I dread running into people I know at this time of year.  The reason for my reluctance is the inevitable question: “Are you doing anything for New Year’s?”  The question is stuffed with expectation.  After all, New Year’s (formerly New Year’s Eve before people got lazy and clipped off the last word) is supposed to be the Atomic Bomb Mushroom Cloud of parties, the difference between a five star restaurant decked out with floor to ceiling windows overlooking the city, and the local McDonald’s.  New Year’s is the Big Occasion; if you’re not there, you’re square.

But where did we get this idea?  When did people start seeing New Year’s as a mythical Eldorado, a glistening ideal that must be chased but can never quite be caught?  Personally, I blame the whole thing on movies that were made during the 1930’s.  In a Depression-ravaged country filled with people who didn’t know where their next meal was coming from, movies were the Great Escape.  For a dime, people with holes in their shoes could attend elegant parties and hobnob with the stars (if only through the fantasy of the silver screen).  So Hollywood laid it on thick.  In glorious black and white everyone looked as luminous as a Greek god.  And the Crescendo of musicals, romances, and adventures was New Year’s Eve.  All the movie men wore white tie and tails while their women adorned themselves in blindingly glittering gowns.  They danced gaily in impossibly glamorous and upscale halls where 25-piece orchestras played lush tunes endlessly.  On the stroke of midnight the band belted out Auld Lang Syne, while oceans of shiny balloons and silvery streamers descended on hundreds of impossibly beautiful people passionately engaged in impossibly dazzling kisses.

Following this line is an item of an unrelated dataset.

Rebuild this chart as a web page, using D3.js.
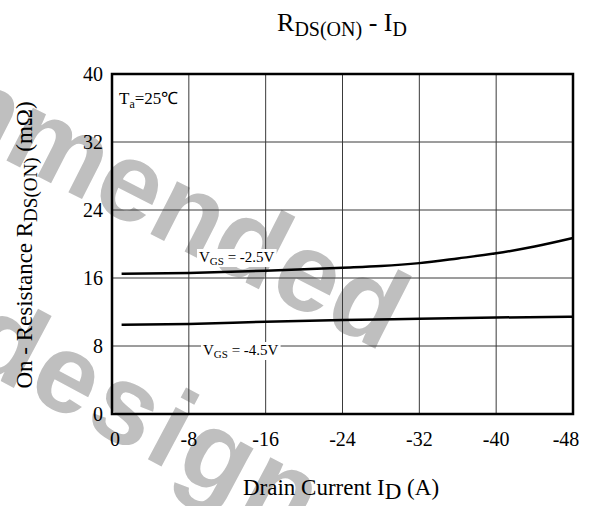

Whether anyone remembers these movies or not, we’re all still breathing their cultural exhaust.  That’s why people ask each other the Big Question.  That’s also why the answers are always bound to be disappointing.  No white tie and tails.  No legions of popping champagne bottles.  Maybe a living room populated with ten or fifteen drab people drinking because they feel like that’s what they’re supposed to do.  Like the party I once attended dressed in a suit because I was reaching for Fred Astaire in a world of tee shirts and ragged jeans.  A drunk guy approached me, and asked me my name and what my job was.  Two minutes after I told him he asked me again, and I gave him a different answer.  He kept asking, and I kept making stuff up.  By the time I walked away, I was Jonas Salk, inventor of the polio vaccine, a distinction which earned only a casual nod from my inebriated acquaintance.

So the next time you feel let down by “New Year’s” remember whom to blame.  Old Hollywood, that moneyed crowd of thin mustaches and penciled eyebrows, is responsible.  As I sit there on the evening of 12/31 thinking of ways to evade telling people about my New Year’s, I’ll be wishing that those mythical movie stars had drowned in their glassy balloons.  New Year’s?  Bah, Humbug!